▶ **EXERCISE PROMPT**
Omit all pictures. Copy the rest of the material exactly.

- - -

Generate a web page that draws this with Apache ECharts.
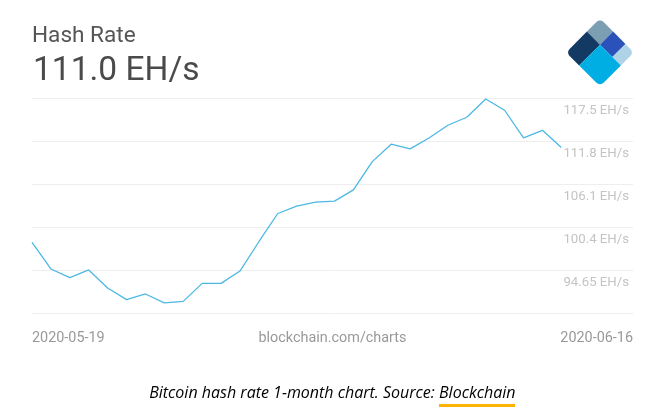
<!DOCTYPE html>
<html>
<head>
<meta charset="utf-8">
<title>Hash Rate</title>
<script src="https://cdn.jsdelivr.net/npm/echarts@6/dist/echarts.min.js"></script>
<style>
	html, body { margin: 0; padding: 0; background: #fff; }
	#chart { width: 662px; height: 416px; }
</style>
</head>
<body>
<div id="chart"></div>
<script>
/*
* 数据
*/
var dates = ['2020-05-19','2020-05-20','2020-05-21','2020-05-22','2020-05-23','2020-05-24','2020-05-25',
	'2020-05-26','2020-05-27','2020-05-28','2020-05-29','2020-05-30','2020-05-31','2020-06-01','2020-06-02',
	'2020-06-03','2020-06-04','2020-06-05','2020-06-06','2020-06-07','2020-06-08','2020-06-09','2020-06-10',
	'2020-06-11','2020-06-12','2020-06-13','2020-06-14','2020-06-15','2020-06-16'];
var hashRate = [98.38,94.86,93.71,94.73,92.34,90.79,91.54,90.35,90.56,92.95,92.95,94.59,98.48,102.23,103.21,
	103.74,103.87,105.37,109.12,111.43,110.81,112.26,113.95,115.01,117.43,115.94,112.26,113.28,110.98];
var tickValues = [94.65,100.4,106.1,111.8,117.5];
var axisMin = 88.95;
var axisMax = 117.5;
var axisEndDate = '2020-06-19 19:00';

/*
* 文字
*/
var titleText = 'Hash Rate';
var currentText = '111.0 EH/s';
var sourceText = 'blockchain.com/charts';
var captionText = 'Bitcoin hash rate 1-month chart. Source: ';
var captionLink = 'Blockchain';

var seriesData = [];
for(var i = 0; i < dates.length; i++){
	seriesData.push([dates[i], hashRate[i]]);
}

/*
* logo 由旋转的圆角矩形拼成
*/
var logoRect = function(x, y, w, h, r, color){
	return {
		type: 'rect',
		shape: { x: x, y: y, width: w, height: h, r: r },
		style: { fill: color }
	};
};

var chart = echarts.init(document.getElementById('chart'));
var option = {
	animation: false,
	backgroundColor: '#fff',
	grid: { left: 32, right: 29, top: 98.5, height: 215 },
	xAxis: {
		type: 'time',
		min: dates[0],
		max: axisEndDate,
		axisLine: { show: true, lineStyle: { color: '#eeeeee', width: 1 } },
		axisTick: { show: false },
		axisLabel: { show: false },
		splitLine: { show: false }
	},
	yAxis: {
		type: 'value',
		position: 'right',
		min: axisMin,
		max: axisMax,
		axisLine: { show: false },
		axisTick: { show: false, customValues: tickValues },
		axisLabel: {
			inside: true,
			customValues: tickValues,
			margin: 4,
			verticalAlign: 'top',
			padding: [6, 0, 0, 0],
			color: '#c4c4c4',
			fontFamily: 'Roboto',
			fontSize: 13.2,
			formatter: function(v){ return v + ' EH/s'; }
		},
		splitLine: { show: true, lineStyle: { color: '#eeeeee', width: 1 } }
	},
	series: [
		{
			type: 'line',
			data: seriesData,
			showSymbol: false,
			smooth: false,
			lineStyle: { color: '#4db8e4', width: 1.3 }
		}
	],
	graphic: [
		{ type: 'text', x: 32, y: 36, style: { text: titleText, font: '22.6px Roboto', fill: '#555', textVerticalAlign: 'middle' } },
		{ type: 'text', x: 33, y: 72, style: { text: currentText, font: '33.5px Roboto', fill: '#4a4a4a', textVerticalAlign: 'middle' } },
		{ type: 'text', x: 32, y: 338, style: { text: dates[0], font: '14.4px Roboto', fill: '#999', textVerticalAlign: 'middle' } },
		{ type: 'text', x: 332.5, y: 338, style: { text: sourceText, font: '14.4px Roboto', fill: '#999', textAlign: 'center', textVerticalAlign: 'middle' } },
		{ type: 'text', x: 633, y: 338, style: { text: dates[dates.length - 1], font: '14.4px Roboto', fill: '#999', textAlign: 'right', textVerticalAlign: 'middle' } },
		{ type: 'text', x: 439, y: 393.5, style: { text: captionText, font: 'italic 16px "Open Sans"', fill: '#000', textAlign: 'right', textVerticalAlign: 'middle' } },
		{ type: 'text', x: 439, y: 393.5, style: { text: captionLink, font: 'italic 16px "Open Sans"', fill: '#000', textVerticalAlign: 'middle' } },
		{ type: 'rect', shape: { x: 439, y: 404, width: 76, height: 3 }, style: { fill: '#fcb400' } },
		{
			type: 'group',
			x: 600,
			y: 18.5,
			rotation: -Math.PI / 4,
			children: [
				logoRect(0, 0, 18.5, 18.5, [5, 0, 0, 0], '#7c9eb2'),
				logoRect(18.5, 0, 17.5, 18.5, 0, '#2b52bb'),
				logoRect(36, 0, 12, 18.5, [0, 5, 0, 0], '#aed3e6'),
				logoRect(0, 18.5, 18.5, 29.5, [0, 0, 0, 5], '#123a63'),
				logoRect(18.5, 18.5, 29.5, 29.5, [0, 0, 5, 0], '#00aee4')
			]
		}
	]
};
chart.setOption(option);

window.onresize = function(){
	chart.resize();
}
</script>
</body>
</html>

- - -

▶ **WRITTEN SOLUTION**
Generate a web page that draws this with Apache ECharts.
<!DOCTYPE html>
<html>
<head>
<meta charset="utf-8">
<title>Hash Rate</title>
<script src="https://cdn.jsdelivr.net/npm/echarts@6/dist/echarts.min.js"></script>
<style>
	html, body { margin: 0; padding: 0; background: #fff; }
	#chart { width: 662px; height: 416px; }
</style>
</head>
<body>
<div id="chart"></div>
<script>
/*
* 数据
*/
var dates = ['2020-05-19','2020-05-20','2020-05-21','2020-05-22','2020-05-23','2020-05-24','2020-05-25',
	'2020-05-26','2020-05-27','2020-05-28','2020-05-29','2020-05-30','2020-05-31','2020-06-01','2020-06-02',
	'2020-06-03','2020-06-04','2020-06-05','2020-06-06','2020-06-07','2020-06-08','2020-06-09','2020-06-10',
	'2020-06-11','2020-06-12','2020-06-13','2020-06-14','2020-06-15','2020-06-16'];
var hashRate = [98.38,94.86,93.71,94.73,92.34,90.79,91.54,90.35,90.56,92.95,92.95,94.59,98.48,102.23,103.21,
	103.74,103.87,105.37,109.12,111.43,110.81,112.26,113.95,115.01,117.43,115.94,112.26,113.28,110.98];
var tickValues = [94.65,100.4,106.1,111.8,117.5];
var axisMin = 88.95;
var axisMax = 117.5;
var axisEndDate = '2020-06-19 19:00';

/*
* 文字
*/
var titleText = 'Hash Rate';
var currentText = '111.0 EH/s';
var sourceText = 'blockchain.com/charts';
var captionText = 'Bitcoin hash rate 1-month chart. Source: ';
var captionLink = 'Blockchain';

var seriesData = [];
for(var i = 0; i < dates.length; i++){
	seriesData.push([dates[i], hashRate[i]]);
}

/*
* logo 由旋转的圆角矩形拼成
*/
var logoRect = function(x, y, w, h, r, color){
	return {
		type: 'rect',
		shape: { x: x, y: y, width: w, height: h, r: r },
		style: { fill: color }
	};
};

var chart = echarts.init(document.getElementById('chart'));
var option = {
	animation: false,
	backgroundColor: '#fff',
	grid: { left: 32, right: 29, top: 98.5, height: 215 },
	xAxis: {
		type: 'time',
		min: dates[0],
		max: axisEndDate,
		axisLine: { show: true, lineStyle: { color: '#eeeeee', width: 1 } },
		axisTick: { show: false },
		axisLabel: { show: false },
		splitLine: { show: false }
	},
	yAxis: {
		type: 'value',
		position: 'right',
		min: axisMin,
		max: axisMax,
		axisLine: { show: false },
		axisTick: { show: false, customValues: tickValues },
		axisLabel: {
			inside: true,
			customValues: tickValues,
			margin: 4,
			verticalAlign: 'top',
			padding: [6, 0, 0, 0],
			color: '#c4c4c4',
			fontFamily: 'Roboto',
			fontSize: 13.2,
			formatter: function(v){ return v + ' EH/s'; }
		},
		splitLine: { show: true, lineStyle: { color: '#eeeeee', width: 1 } }
	},
	series: [
		{
			type: 'line',
			data: seriesData,
			showSymbol: false,
			smooth: false,
			lineStyle: { color: '#4db8e4', width: 1.3 }
		}
	],
	graphic: [
		{ type: 'text', x: 32, y: 36, style: { text: titleText, font: '22.6px Roboto', fill: '#555', textVerticalAlign: 'middle' } },
		{ type: 'text', x: 33, y: 72, style: { text: currentText, font: '33.5px Roboto', fill: '#4a4a4a', textVerticalAlign: 'middle' } },
		{ type: 'text', x: 32, y: 338, style: { text: dates[0], font: '14.4px Roboto', fill: '#999', textVerticalAlign: 'middle' } },
		{ type: 'text', x: 332.5, y: 338, style: { text: sourceText, font: '14.4px Roboto', fill: '#999', textAlign: 'center', textVerticalAlign: 'middle' } },
		{ type: 'text', x: 633, y: 338, style: { text: dates[dates.length - 1], font: '14.4px Roboto', fill: '#999', textAlign: 'right', textVerticalAlign: 'middle' } },
		{ type: 'text', x: 439, y: 393.5, style: { text: captionText, font: 'italic 16px "Open Sans"', fill: '#000', textAlign: 'right', textVerticalAlign: 'middle' } },
		{ type: 'text', x: 439, y: 393.5, style: { text: captionLink, font: 'italic 16px "Open Sans"', fill: '#000', textVerticalAlign: 'middle' } },
		{ type: 'rect', shape: { x: 439, y: 404, width: 76, height: 3 }, style: { fill: '#fcb400' } },
		{
			type: 'group',
			x: 600,
			y: 18.5,
			rotation: -Math.PI / 4,
			children: [
				logoRect(0, 0, 18.5, 18.5, [5, 0, 0, 0], '#7c9eb2'),
				logoRect(18.5, 0, 17.5, 18.5, 0, '#2b52bb'),
				logoRect(36, 0, 12, 18.5, [0, 5, 0, 0], '#aed3e6'),
				logoRect(0, 18.5, 18.5, 29.5, [0, 0, 0, 5], '#123a63'),
				logoRect(18.5, 18.5, 29.5, 29.5, [0, 0, 5, 0], '#00aee4')
			]
		}
	]
};
chart.setOption(option);

window.onresize = function(){
	chart.resize();
}
</script>
</body>
</html>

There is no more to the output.